あるいは日本人の血液に 「 皇室崇拝のDNA 」 みたいなものが遺伝的に含まれているのかもしれないが、おそらく、それだけの問題ではない。

皇室ご一家のご努力やら、それを支える周囲の献身というものがあって、理想的な秩序や、品格の維持というものが、国民の信頼を勝ち得ている。

そのあたりの 「 システム 」 とか、それが 「 良いか、悪いか 」、「 天皇制が必要か、否か 」 などの議論は、一口に結論が下せないものだろう。

現在、それに対し賛成でも、反対でも、罰せられるものではない。


現天皇がご成婚をなされた折には、「 初めて平民と結婚する 」 ということが国民の関心を集め、皇室内でも大騒ぎになったようだ。

そこで陛下 ( 当時、皇太子 ) は、「 愛しているから結婚するのです 」 という短い言葉で、待ち構えた記者団を圧倒されたそうである。

それは 「 開かれた皇室 」 をアピールするためのキャンペーンなどではなく、純粋に、陛下の御心を偲ばせる微笑ましい伝説となった。

シンプルで 「 当たり前の台詞 」 でもあるのだが、陛下のお立場というものを考えると、勇気の要る発言であったかもしれない。

そんな台詞を語らなければならなかった背景には、執拗なマスコミの取材というものが存在し、昔も今も、マスコミは 「 下卑た性質 」 を帯びている。


現皇太子殿下の 「 人格否定 」 発言は波紋を広げたが、いままた、それに対する秋篠宮殿下の 「 驚いた、残念 」 という発言が話題になっている。

関係者でもないので深くは知り得ないが、皇室ご一家は仲睦まじく、最近も、皆様そろって健やかにお過ごしのようである。

それを、あたかも 「 身内の不調和 」 である如く、面白おかしくチョッカイを出し、国民の好奇心を煽ろうとするマスコミの下劣さには辟易となる。

前にも述べたように、天皇制を否定しようが、敬意を表さないでいようが、それは各人の自由であり、もちろん、マスコミも強制は受けないで良い。

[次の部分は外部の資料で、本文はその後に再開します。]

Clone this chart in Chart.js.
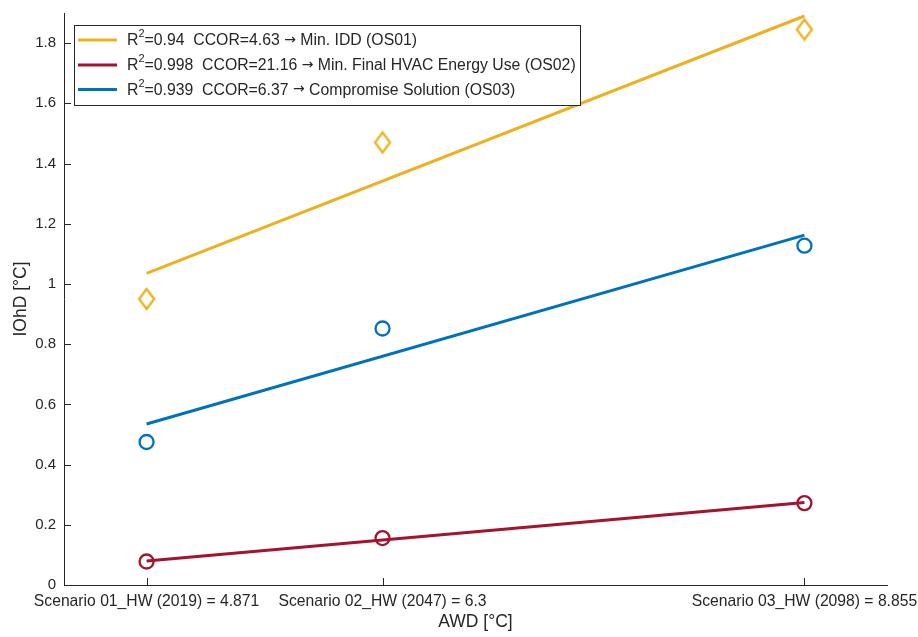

許せないのは、ご成婚やら、ご崩御の際には、こぞって 「 天皇の権威 」 を認める報道をするくせに、こういう時には手のひらを返すところである。


世が世なら、こういう輩は 「 銃殺 」 である。

こういう時世なので 「 バチあたり 」 と咎めはしないが、展開によって天皇を敬ったり、芸能人のように 「 スクープのネタ 」 にするのでは節操がない。

仮に、「 天皇だって一般市民だ 」 と割り切って、不仲説やら、ゴシップやらをぶちまけるのなら、それはそれでもよい。

ただし、それならば、ご崩御やご成婚の折にも、特別の言葉遣いや、独特の言い回しによる 「 天皇崇拝的 」 な報道をすることがおかしい。

つまりは、片側で ( 国民の大多数と同じく ) 皇室を 「 特別な存在 」 として認識しているフリをして国民に同調し、隙あらば 「 ネタ 」 にするのである。


よく、「 ○○新聞は左翼的だ 」 とか、マスコミの思想が議論になる。

右でも左でも、本当に 「 思想 」 があるならば、それはそれでよい。

ところが実態は、今回の皇室問題に関する報道でも明確なように、国民の大多数に背を向けることなく迎合しながらも、チョイと煽ってみたりする。

そんな姑息で 「 思想も信念も何もない 」 連中が、民意に敬遠されないように顔色を窺いながら、「 売るため、売り込むため 」 に画策している状態だ。

マスコミのみならず、「 民主党 」 もこの手法を乱用しているので嫌いなのだが、今はそういう 「 日和見主義 」 がウケる時代なのかもしれない。